Aujourd’hui deux mondes semblent co-exister, celui des battles et celui de la danse sur scène, liée à une démarche d’auteur… Comment se répondent-ils ?
M. M. :
Ils sont complémentaires. Je trouve essentiel que les battles continuent à exister : c’est de la compétition, dans un esprit sportif. Cela rappelle les débuts de la danse hip hop. Aujourd’hui, dans mes spectacles, je retiens souvent des danseurs qui en sont issus parce que techniquement, ils sont habitués à se surpasser et à proposer des choses nouvelles. A côté de cela, le milieu de la création propose tout un vivier d’auteurs, d’artistes qui proposent des spectacles inclassables, tant les croisements avec le cirque, le théâtre, la danse contemporaine sont riches. Battles et créations avancent en parallèle. Cela permet aux danseurs de progresser techniquement, et aux chorégraphes d’inventer une gestuelle qui continue d’évoluer.

Sur la question des liens avec le contemporain, a-t-on dépassé le vieux débat d’un mouvement hip hop qui aurait perdu son « essence » ?
M. M. :
Il ne s’agit pas de ça ! On a dit la même chose avec le jazz, avec le rock… A un moment donné, si on avait envie d’évoluer, il fallait qu’on s’intéresse, qu’on s’ouvre, qu’on soit plus à l’écoute de ce qui se passait ailleurs.
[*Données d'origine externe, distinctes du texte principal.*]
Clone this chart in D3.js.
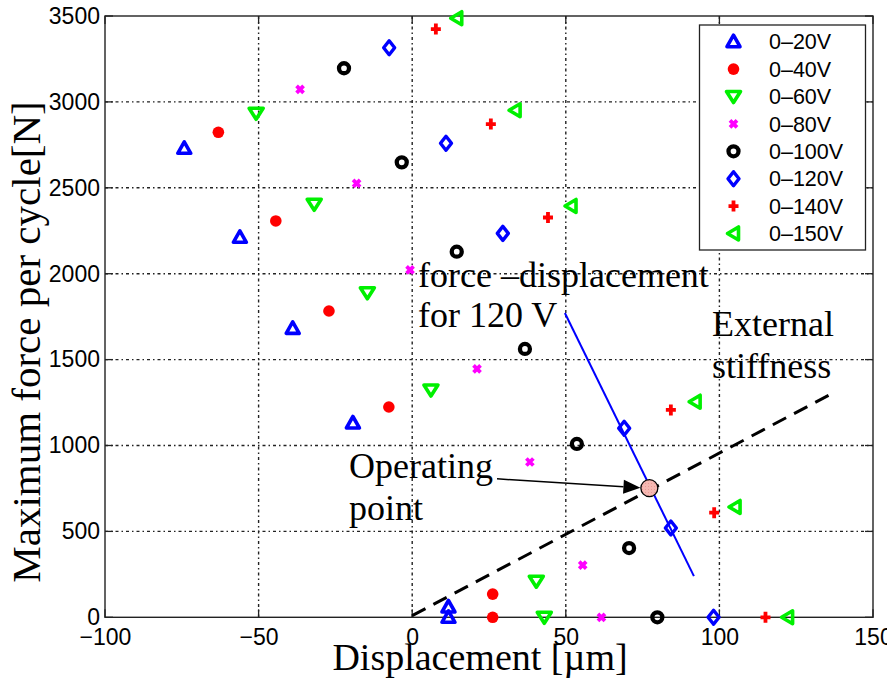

C’est de faire les choses en bonne intelligence que d’aller se frotter à une danse qui a une autre histoire, une autre expérience, une autre manière d’évoluer… Personne, il y a vingt-cinq ans, n’aurait pensé que le hip hop en serait là aujourd’hui ! On ne le voit dans nul autre pays. C’est grâce à ces croisements, je crois qu’ils font partie de l’histoire de la danse hip hop et qu’il faut les encourager.

Quel point de vue avez-vous sur la question de l’enseignement de la danse hip hop, et du Diplôme d’Etat de professeur de danse ?
M. M. :
Il y a encore beaucoup de fragilités et de lacunes sur cette question. Et quand on parle du devenir du danseur sur le long terme, il existe une sorte de flou inquiétant. J’ai toujours été pour le renforcement de la danse hip hop par la formation, qui pourrait aboutir pourquoi pas à un diplôme. A l’époque, quand on parlait entre chorégraphes, on avait du mal à se mettre d’accord. Aujourd’hui, l’expérience a fait naître une maturité, une  possibilité de discussion sur cette idée d’une formation.